DATA BLOCK:
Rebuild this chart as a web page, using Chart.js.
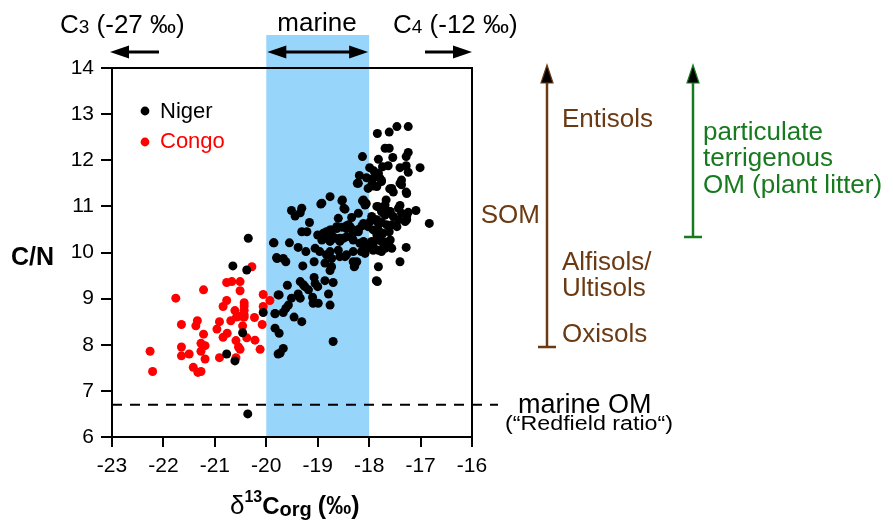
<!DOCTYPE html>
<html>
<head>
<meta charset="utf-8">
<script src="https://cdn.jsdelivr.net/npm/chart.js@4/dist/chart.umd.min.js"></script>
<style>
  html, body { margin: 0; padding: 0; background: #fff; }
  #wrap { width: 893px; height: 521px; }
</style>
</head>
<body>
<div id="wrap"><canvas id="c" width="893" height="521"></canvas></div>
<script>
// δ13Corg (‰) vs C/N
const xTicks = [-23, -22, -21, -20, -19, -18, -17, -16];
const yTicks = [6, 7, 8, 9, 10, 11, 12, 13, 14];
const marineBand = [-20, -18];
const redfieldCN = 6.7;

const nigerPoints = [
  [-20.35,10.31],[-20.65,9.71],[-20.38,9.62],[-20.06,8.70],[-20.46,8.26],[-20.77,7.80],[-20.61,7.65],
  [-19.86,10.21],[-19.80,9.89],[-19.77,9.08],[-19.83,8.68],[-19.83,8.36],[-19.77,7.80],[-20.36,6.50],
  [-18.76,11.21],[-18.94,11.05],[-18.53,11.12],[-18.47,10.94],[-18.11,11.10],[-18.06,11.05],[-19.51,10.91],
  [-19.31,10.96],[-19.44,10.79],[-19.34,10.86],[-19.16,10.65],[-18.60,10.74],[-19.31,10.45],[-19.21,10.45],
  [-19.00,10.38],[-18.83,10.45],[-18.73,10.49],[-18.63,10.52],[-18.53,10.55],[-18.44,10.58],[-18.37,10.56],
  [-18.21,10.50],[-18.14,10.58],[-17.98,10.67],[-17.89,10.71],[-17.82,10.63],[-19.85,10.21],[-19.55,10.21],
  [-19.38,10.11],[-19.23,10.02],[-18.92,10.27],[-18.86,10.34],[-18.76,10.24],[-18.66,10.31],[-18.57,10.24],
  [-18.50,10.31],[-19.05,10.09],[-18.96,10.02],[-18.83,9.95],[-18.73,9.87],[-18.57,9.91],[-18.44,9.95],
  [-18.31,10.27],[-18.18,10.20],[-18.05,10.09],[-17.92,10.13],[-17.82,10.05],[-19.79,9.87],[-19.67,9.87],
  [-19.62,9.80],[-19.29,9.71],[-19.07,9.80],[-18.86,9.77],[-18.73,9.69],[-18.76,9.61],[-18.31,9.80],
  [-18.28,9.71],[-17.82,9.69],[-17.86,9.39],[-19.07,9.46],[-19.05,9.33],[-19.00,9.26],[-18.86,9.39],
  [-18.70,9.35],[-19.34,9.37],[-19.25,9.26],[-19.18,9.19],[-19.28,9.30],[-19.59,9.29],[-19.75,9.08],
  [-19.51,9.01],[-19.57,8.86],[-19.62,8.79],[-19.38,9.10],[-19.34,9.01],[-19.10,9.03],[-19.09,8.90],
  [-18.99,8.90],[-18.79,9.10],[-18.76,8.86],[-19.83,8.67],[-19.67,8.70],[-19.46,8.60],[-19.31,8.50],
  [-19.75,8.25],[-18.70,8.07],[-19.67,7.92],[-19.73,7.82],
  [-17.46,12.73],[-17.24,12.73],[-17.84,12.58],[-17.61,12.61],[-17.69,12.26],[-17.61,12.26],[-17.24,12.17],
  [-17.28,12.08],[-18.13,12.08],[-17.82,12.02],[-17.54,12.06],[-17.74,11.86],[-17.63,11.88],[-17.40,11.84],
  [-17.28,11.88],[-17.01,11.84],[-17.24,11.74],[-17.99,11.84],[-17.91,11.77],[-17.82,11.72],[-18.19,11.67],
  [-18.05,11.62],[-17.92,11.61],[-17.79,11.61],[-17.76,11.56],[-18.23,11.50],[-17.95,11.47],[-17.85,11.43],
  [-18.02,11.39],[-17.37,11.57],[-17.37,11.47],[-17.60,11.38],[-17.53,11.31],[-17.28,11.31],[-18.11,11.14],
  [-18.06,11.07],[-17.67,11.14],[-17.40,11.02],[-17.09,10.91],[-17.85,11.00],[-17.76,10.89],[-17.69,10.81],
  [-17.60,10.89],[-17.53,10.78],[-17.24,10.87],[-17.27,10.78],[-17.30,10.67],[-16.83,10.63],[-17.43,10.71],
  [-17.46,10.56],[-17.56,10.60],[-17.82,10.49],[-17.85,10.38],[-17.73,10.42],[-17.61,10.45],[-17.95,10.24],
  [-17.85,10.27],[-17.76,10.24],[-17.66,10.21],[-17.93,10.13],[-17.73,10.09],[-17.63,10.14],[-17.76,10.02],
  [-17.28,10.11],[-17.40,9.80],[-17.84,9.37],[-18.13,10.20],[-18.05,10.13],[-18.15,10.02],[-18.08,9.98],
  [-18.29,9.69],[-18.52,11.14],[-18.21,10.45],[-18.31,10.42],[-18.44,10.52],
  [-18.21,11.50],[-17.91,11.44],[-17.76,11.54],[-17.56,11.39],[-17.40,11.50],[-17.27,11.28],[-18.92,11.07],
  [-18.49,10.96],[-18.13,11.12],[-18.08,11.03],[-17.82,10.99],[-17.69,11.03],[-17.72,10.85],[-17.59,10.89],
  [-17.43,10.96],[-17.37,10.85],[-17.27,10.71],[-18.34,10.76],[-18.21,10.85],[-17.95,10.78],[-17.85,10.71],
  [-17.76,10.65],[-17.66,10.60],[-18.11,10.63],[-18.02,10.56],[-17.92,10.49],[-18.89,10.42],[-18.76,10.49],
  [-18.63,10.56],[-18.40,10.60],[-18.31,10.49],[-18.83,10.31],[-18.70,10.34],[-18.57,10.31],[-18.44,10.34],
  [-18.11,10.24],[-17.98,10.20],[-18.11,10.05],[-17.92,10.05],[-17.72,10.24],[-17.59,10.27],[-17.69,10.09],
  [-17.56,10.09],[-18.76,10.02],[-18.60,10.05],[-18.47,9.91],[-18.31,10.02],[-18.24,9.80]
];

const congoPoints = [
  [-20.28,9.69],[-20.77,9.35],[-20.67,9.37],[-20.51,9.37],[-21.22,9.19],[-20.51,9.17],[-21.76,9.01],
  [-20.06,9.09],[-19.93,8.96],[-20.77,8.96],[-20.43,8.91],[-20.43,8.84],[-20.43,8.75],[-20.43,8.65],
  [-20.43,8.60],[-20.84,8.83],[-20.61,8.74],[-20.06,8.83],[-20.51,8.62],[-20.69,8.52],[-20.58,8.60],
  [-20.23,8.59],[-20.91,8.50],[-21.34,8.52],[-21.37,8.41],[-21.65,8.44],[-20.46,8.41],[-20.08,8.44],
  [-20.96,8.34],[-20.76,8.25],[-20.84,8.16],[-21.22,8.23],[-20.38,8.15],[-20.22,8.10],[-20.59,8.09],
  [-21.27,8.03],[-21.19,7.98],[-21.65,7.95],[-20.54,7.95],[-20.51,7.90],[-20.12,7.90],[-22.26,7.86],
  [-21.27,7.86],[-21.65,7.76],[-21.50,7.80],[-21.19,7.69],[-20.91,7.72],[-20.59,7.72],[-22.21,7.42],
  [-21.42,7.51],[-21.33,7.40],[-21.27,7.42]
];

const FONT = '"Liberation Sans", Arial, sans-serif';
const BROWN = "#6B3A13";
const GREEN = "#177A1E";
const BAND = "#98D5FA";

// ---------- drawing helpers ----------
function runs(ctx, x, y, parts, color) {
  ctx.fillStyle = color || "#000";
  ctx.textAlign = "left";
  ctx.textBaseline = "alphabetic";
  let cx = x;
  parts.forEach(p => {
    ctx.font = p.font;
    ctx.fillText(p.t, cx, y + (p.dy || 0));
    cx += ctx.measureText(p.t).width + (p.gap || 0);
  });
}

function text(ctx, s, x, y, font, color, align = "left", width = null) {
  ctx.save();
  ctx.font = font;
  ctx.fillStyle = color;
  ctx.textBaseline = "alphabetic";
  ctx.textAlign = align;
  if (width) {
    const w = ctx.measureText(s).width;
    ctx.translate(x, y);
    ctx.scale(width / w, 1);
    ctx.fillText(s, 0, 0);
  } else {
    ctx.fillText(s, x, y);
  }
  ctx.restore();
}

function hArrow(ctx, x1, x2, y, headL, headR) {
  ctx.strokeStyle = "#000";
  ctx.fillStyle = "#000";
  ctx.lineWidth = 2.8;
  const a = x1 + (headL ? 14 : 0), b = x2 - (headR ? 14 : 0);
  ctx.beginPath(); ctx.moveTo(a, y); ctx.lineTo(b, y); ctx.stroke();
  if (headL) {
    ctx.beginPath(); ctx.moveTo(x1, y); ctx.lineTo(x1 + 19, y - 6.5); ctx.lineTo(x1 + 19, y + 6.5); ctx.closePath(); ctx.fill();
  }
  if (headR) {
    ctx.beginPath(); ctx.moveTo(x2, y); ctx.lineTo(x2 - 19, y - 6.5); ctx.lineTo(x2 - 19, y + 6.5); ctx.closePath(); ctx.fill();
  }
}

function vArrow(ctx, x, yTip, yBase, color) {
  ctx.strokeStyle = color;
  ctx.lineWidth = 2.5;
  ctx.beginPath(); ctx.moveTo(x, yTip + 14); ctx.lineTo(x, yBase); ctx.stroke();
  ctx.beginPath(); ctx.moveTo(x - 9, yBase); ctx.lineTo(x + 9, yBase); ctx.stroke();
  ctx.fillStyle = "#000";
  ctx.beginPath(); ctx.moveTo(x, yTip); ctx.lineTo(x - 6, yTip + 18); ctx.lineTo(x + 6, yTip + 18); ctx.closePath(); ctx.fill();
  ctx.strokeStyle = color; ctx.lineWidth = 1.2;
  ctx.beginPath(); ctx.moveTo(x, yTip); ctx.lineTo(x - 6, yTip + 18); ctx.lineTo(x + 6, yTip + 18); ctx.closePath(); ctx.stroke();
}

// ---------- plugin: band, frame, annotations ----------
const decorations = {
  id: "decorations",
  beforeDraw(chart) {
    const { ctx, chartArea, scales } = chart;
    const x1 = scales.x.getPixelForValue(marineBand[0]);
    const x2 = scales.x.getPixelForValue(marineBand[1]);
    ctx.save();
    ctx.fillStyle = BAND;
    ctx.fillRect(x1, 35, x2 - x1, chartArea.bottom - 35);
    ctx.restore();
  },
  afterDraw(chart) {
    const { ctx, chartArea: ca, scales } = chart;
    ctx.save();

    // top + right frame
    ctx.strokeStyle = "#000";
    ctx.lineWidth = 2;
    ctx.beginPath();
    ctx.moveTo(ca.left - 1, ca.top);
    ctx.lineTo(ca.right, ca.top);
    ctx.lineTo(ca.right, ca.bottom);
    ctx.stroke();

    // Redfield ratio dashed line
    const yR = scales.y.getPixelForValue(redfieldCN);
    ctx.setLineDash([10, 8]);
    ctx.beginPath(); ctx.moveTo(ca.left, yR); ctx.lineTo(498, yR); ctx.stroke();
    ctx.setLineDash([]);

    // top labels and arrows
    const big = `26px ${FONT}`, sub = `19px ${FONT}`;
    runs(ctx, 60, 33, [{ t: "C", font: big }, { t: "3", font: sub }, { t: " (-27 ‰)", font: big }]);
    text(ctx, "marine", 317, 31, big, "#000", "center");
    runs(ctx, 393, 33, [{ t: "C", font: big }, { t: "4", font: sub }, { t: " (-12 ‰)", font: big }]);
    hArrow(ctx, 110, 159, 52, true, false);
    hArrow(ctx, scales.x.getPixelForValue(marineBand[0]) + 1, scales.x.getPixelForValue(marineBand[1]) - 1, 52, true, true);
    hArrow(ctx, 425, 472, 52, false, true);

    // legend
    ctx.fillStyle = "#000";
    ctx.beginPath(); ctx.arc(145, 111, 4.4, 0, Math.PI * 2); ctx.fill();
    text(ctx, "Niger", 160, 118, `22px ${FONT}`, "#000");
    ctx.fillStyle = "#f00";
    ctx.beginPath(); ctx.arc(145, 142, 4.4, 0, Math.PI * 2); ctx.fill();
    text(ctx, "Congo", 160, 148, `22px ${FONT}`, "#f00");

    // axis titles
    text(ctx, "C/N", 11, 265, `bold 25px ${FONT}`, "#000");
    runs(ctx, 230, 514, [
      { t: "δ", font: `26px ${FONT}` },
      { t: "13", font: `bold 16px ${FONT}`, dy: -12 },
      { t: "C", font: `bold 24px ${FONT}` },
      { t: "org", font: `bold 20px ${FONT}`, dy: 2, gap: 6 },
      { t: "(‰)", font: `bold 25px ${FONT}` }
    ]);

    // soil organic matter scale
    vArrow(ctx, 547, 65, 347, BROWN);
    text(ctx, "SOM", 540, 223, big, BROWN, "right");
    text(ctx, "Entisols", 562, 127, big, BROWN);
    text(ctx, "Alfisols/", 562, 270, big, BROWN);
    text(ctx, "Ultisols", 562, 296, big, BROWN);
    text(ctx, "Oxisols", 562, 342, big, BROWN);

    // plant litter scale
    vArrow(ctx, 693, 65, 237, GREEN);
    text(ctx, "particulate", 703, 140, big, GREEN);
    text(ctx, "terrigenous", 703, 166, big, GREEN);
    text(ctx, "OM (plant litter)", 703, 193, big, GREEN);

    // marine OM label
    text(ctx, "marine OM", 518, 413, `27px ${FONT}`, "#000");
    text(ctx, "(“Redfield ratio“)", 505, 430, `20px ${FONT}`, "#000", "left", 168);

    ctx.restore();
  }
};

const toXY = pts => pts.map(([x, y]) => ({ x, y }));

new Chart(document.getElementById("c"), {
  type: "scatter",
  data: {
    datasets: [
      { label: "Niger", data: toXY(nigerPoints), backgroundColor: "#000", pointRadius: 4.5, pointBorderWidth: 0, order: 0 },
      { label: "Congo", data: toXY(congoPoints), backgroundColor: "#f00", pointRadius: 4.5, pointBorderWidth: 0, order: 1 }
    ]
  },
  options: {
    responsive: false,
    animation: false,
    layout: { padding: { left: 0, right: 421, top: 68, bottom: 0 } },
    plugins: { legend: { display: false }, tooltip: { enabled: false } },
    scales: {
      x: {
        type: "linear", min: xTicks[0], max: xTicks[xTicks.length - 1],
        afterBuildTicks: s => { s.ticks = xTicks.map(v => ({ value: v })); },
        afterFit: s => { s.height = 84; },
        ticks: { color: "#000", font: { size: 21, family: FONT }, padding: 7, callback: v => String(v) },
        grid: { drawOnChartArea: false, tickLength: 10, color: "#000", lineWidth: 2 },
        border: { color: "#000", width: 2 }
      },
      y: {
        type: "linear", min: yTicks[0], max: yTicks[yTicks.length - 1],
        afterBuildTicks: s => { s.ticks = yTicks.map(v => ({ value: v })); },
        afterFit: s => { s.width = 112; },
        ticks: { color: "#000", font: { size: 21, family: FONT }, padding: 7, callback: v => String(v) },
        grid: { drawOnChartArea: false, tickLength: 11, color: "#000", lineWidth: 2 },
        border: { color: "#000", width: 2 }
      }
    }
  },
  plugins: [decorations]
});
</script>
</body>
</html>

EXERCISE DIRECTIONS: Pictures are excluded: retype only the lines from the beginning of the listing above through the line with "const redfieldCN = 6.7;", both included.

SOLUTION FOR THIS PROBLEM:
Rebuild this chart as a web page, using Chart.js.
<!DOCTYPE html>
<html>
<head>
<meta charset="utf-8">
<script src="https://cdn.jsdelivr.net/npm/chart.js@4/dist/chart.umd.min.js"></script>
<style>
  html, body { margin: 0; padding: 0; background: #fff; }
  #wrap { width: 893px; height: 521px; }
</style>
</head>
<body>
<div id="wrap"><canvas id="c" width="893" height="521"></canvas></div>
<script>
// δ13Corg (‰) vs C/N
const xTicks = [-23, -22, -21, -20, -19, -18, -17, -16];
const yTicks = [6, 7, 8, 9, 10, 11, 12, 13, 14];
const marineBand = [-20, -18];
const redfieldCN = 6.7;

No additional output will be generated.